Sitcoms, by nature, eventually become dated. Humor sensibilities change over time, and topical jokes become stale at best, offensive at worst. But Parks and Recreation seems to have aged especially quickly. The series’ first episode premiered in April 2009, three months after Barack Obama was elected as the first black president. His campaign message of hope, change, and unity was a clear influence on Leslie Knope’s politics. Parks and Rec even created a parody “Knope” poster in a season 2 episode, when Leslie unwittingly became the face of gay rights after she presided over a marriage ceremony for two penguins that turned out to both be male. (The fact that Leslie Knope, crusader for equality, felt uncomfortable accepting the accolades of Pawnee’s gay community shows how much the world has changed in 10 years.)
Revisiting Parks and Rec in 2020 feels like returning to a more hopeful and optimistic world. As Vice writer Meredith Balkus wrote in 2019, it’s “the America we were promised,” in which a woman can be elected president, and progress can be made with bipartisan support. It’s a world that never actually existed. Parks and Recreation ended in April 2015, two months before Donald Trump announced his presidential campaign, and a year and a half before the #MeToo movement took hold, bringing decades of sexual assault and misbehavior to light (including misconduct allegations against Parks and Rec guest star Louis CK and, controversially, main cast member Aziz Ansari). But in the middle of a global crisis, it’s comforting to think that there are Leslie Knopes out there doing what they can to help.
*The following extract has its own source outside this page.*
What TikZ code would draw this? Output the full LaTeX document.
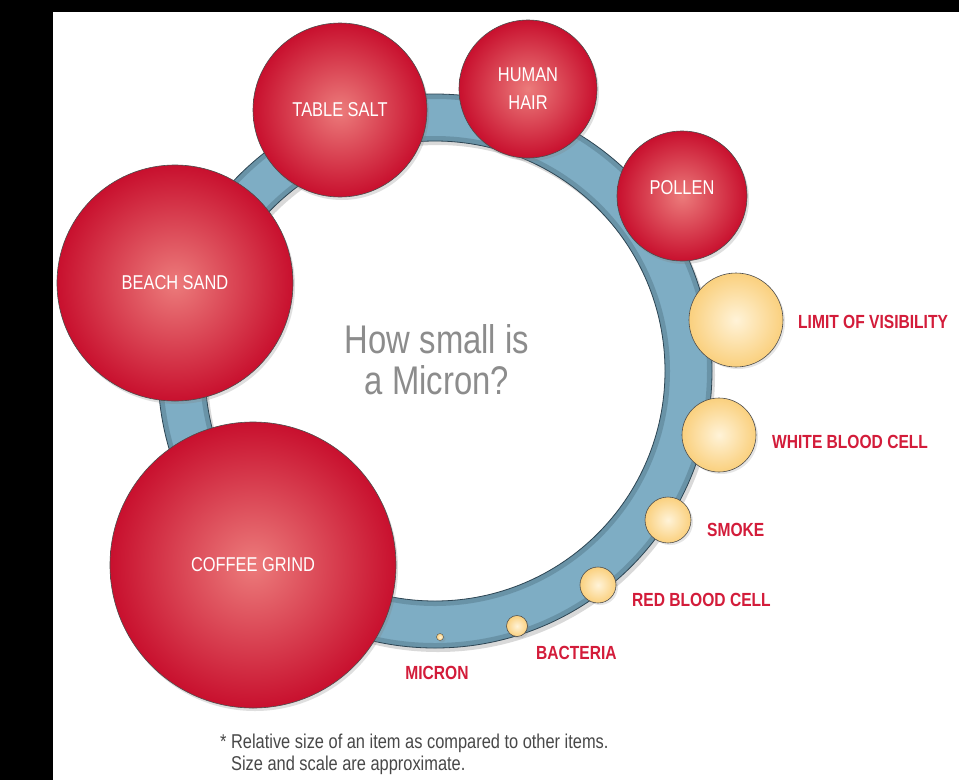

Was it necessary to revive a sitcom that already feels dated? Of course not. Is it jarring to see such familiar characters in this new context? Maybe a little. Did I still cry when the cast started singing along to “Bye Bye Little Sebastian (5,000 Candles In the Wind)”? You bet your ass I did. And then I donated to Feeding America and started thinking about ways I can be a Leslie Knope in my own community. That call to action is what makes A Parks and Recreation Special different both from other celebrity quarantine events, like SNL at Home or Gal Gadot’s celebrity-filled cover of “Imagine.” Rather than pure escapism or cringe-worthy seriousness, the Parks and Rec writers created something that feels urgent without being self-important, and sweet without being saccharine.